Radiographic examinations were made at the beginning of treatment and each month thereafter. At the beginning, four months after the last X ray treatment and doses of testosterone, osteolytic metastases were observed in all the vertebrae of the cervical spine and the bodies of the lower thoracic and lumbar vertebrae, with compression fractures of the third, fifth and ninth thoracic vertebrae. The entire pelvis was involved (Fig. 163) and there was destruction throughout the entire length of the left clavicle, in the left acromial process, both humeri and several ribs on the left side. (Fig. 162) Vascular markings were moderately increased in both lung fields.

Anteroposterior view of pelvis and upper 1/3 of both femurs in Case E.H

Fig. 163. Anteroposterior view of pelvis and upper 1/3 of both femurs in Case E.H. at time of admission, showing widespread osteolytic process.

Lateral view of thoracic spine in Case E.H. four months after beginning of treatment

Fig. 164. Lateral view of thoracic spine in Case E.H. four months after beginning of treatment, showing considerable bone regeneration in all vertebrae.

Comparison with previous films showed definite evidence of continued spread of the metastatic process.

Films in February showed no change, but in March, slight regressive changes were observed, especially in the left clavicle, left humerus and pelvis.

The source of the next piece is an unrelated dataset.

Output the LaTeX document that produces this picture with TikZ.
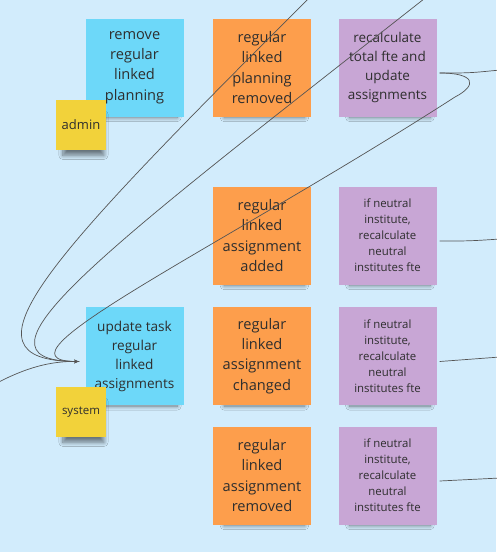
\documentclass[tikz,border=0pt]{standalone}
\usepackage{fontspec}
\setmainfont{Open Sans}
\usetikzlibrary{shapes,arrows,positioning,calc,shadows.blur}
\definecolor{boardbg}{HTML}{D2ECFC}
\definecolor{cmdblue}{HTML}{6DD8F9}
\definecolor{evtorange}{HTML}{FD9E4C}
\definecolor{polpurple}{HTML}{C8A6D5}
\definecolor{actyellow}{HTML}{F2D23A}
\definecolor{inkgray}{HTML}{2E2E2E}
\definecolor{wiregray}{HTML}{555555}
\tikzset{
note/.style = {rectangle, minimum height=98pt, minimum width=98pt, inner sep=2pt, align=center, text=inkgray,
  blur shadow={shadow xshift=3pt, shadow yshift=-12pt, shadow scale=0.82, shadow opacity=50, shadow blur radius=5pt, shadow blur steps=10}},
command/.style = {note, fill=cmdblue},
event/.style = {note, fill=evtorange, font=\fontsize{14.6}{20.3}\selectfont},
policy/.style = {note, fill=polpurple},
neutral/.style = {font=\fontsize{11.4}{16}\selectfont},
actor/.style = {note, fill=actyellow, minimum height=50pt, minimum width=50pt},
wire/.style = {draw=wiregray, line width=0.7pt},
exit/.style = {coordinate}
}
\begin{document}
\begin{tikzpicture}[x=1pt, y=-1pt, auto, >=latex']
  \fill[boardbg] (0,0) rectangle (496,552);
  \useasboundingbox (0,0) rectangle (496,552);
  % commands, events and policies
  \node[command, font=\fontsize{14.6}{20.3}\selectfont] (rmplan) at (134.5,67.5) {remove\\regular\\linked\\planning};
  \node[event, right of=rmplan, node distance=127.5pt] (plremoved) {regular\\linked\\planning\\removed};
  \node[policy, right of=plremoved, node distance=125.5pt, font=\fontsize{13.5}{18.7}\selectfont] (recalc) {recalculate\\total fte and\\update\\assignments};
  \node[event, below of=plremoved, node distance=168pt] (asadded) {regular\\linked\\assignment\\added};
  \node[policy, neutral, right of=asadded, node distance=125.5pt] (neutral1) {if neutral\\institute,\\recalculate\\neutral\\institutes fte};
  \node[event, below of=asadded, node distance=120.5pt] (aschanged) {regular\\linked\\assignment\\changed};
  \node[policy, neutral, right of=aschanged, node distance=125.5pt] (neutral2) {if neutral\\institute,\\recalculate\\neutral\\institutes fte};
  \node[event, below of=aschanged, node distance=119.5pt] (asremoved) {regular\\linked\\assignment\\removed};
  \node[policy, neutral, right of=asremoved, node distance=125.5pt] (neutral3) {if neutral\\institute,\\recalculate\\neutral\\institutes fte};
  \node[command, left of=aschanged, node distance=127.5pt, font=\fontsize{13.6}{19}\selectfont] (updtask) {update task\\regular\\linked\\assignments};
  % actors
  \node[actor, font=\fontsize{13}{16}\selectfont] (admin) at (81,125) {admin};
  \node[actor, font=\fontsize{11.5}{14}\selectfont] (system) at (81,412) {system};
  % connector ends
  \coordinate (intask) at ($(updtask.west)+(-6,5.5)$);
  \coordinate (rcout) at ($(recalc.east)+(3,5.5)$);
  \coordinate (n1out) at ($(neutral1.east)+(3,5.5)$);
  \coordinate (n2out) at ($(neutral2.east)+(3,5.5)$);
  \coordinate (n3out) at ($(neutral3.east)+(3,5.5)$);
  \node[exit] (topA) at (312,-5) {};
  \node[exit] (topB) at (429,-5) {};
  \node[exit] (leftin) at (-5,384) {};
  \node[exit] (out0) at (500,70) {};
  \node[exit] (out1) at (500,239) {};
  \node[exit] (out2) at (500,357) {};
  \node[exit] (out3) at (500,478) {};
  % into update task
  \draw[wire,->] (topA) .. controls (47,260) and (-50,361) .. (intask);
  \draw[wire,->] (topB) .. controls (105,250) and (-45,361) .. (intask);
  \draw[wire,->] (rcout) .. controls (475,73) and (478,85) .. (455,97) .. controls (222,247) and (-20,361) .. (intask);
  \draw[wire,->] (leftin) .. controls (25,368) and (50,361) .. (intask);
  % out to the right
  \draw[wire] (rcout) .. controls (470,73) .. (out0);
  \draw[wire] (n1out) .. controls (470,241) .. (out1);
  \draw[wire] (n2out) .. controls (470,360) .. (out2);
  \draw[wire] (n3out) .. controls (470,480) .. (out3);
\end{tikzpicture}
\end{document}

During this time the urine became acid and remained so almost continuously. In April regressive changes were observed in the ribs, pelvis, femurs and left shoulder girdle. Elsewhere no further involvement was noted.

Anteroposterior view of left shoulder region in Case E.H.

Fig. 165. Anteroposterior view of left shoulder region in Case E.H. four months after beginning of therapy, showing considerable repair of left clavicular and rib lesions.

In July 1949, regressive changes were found to be continuing in all the involved bones. (Figs. 164,165,166)

At this time, all medication was discontinued and the patient returned home. In August, the patient again complained of pain in the back, right thigh and left shoulder, and had increasing trouble walking because of difficulty in moving the right leg. The urinary pH again was alkaline. Sodium thiosulfate and sulfur in oil again were administered with relief of pain and considerable improvement in the ability to walk. A few months later the patient had a stroke from which she died in a few days.

Anteroposterior view of pelvis and upper 1/3 of both femurs in Case E.H

Fig. 166. Anteroposterior view of pelvis and upper 1/3 of both femurs in Case E.H. four months after beginning of treatment, showing considerable bone repair.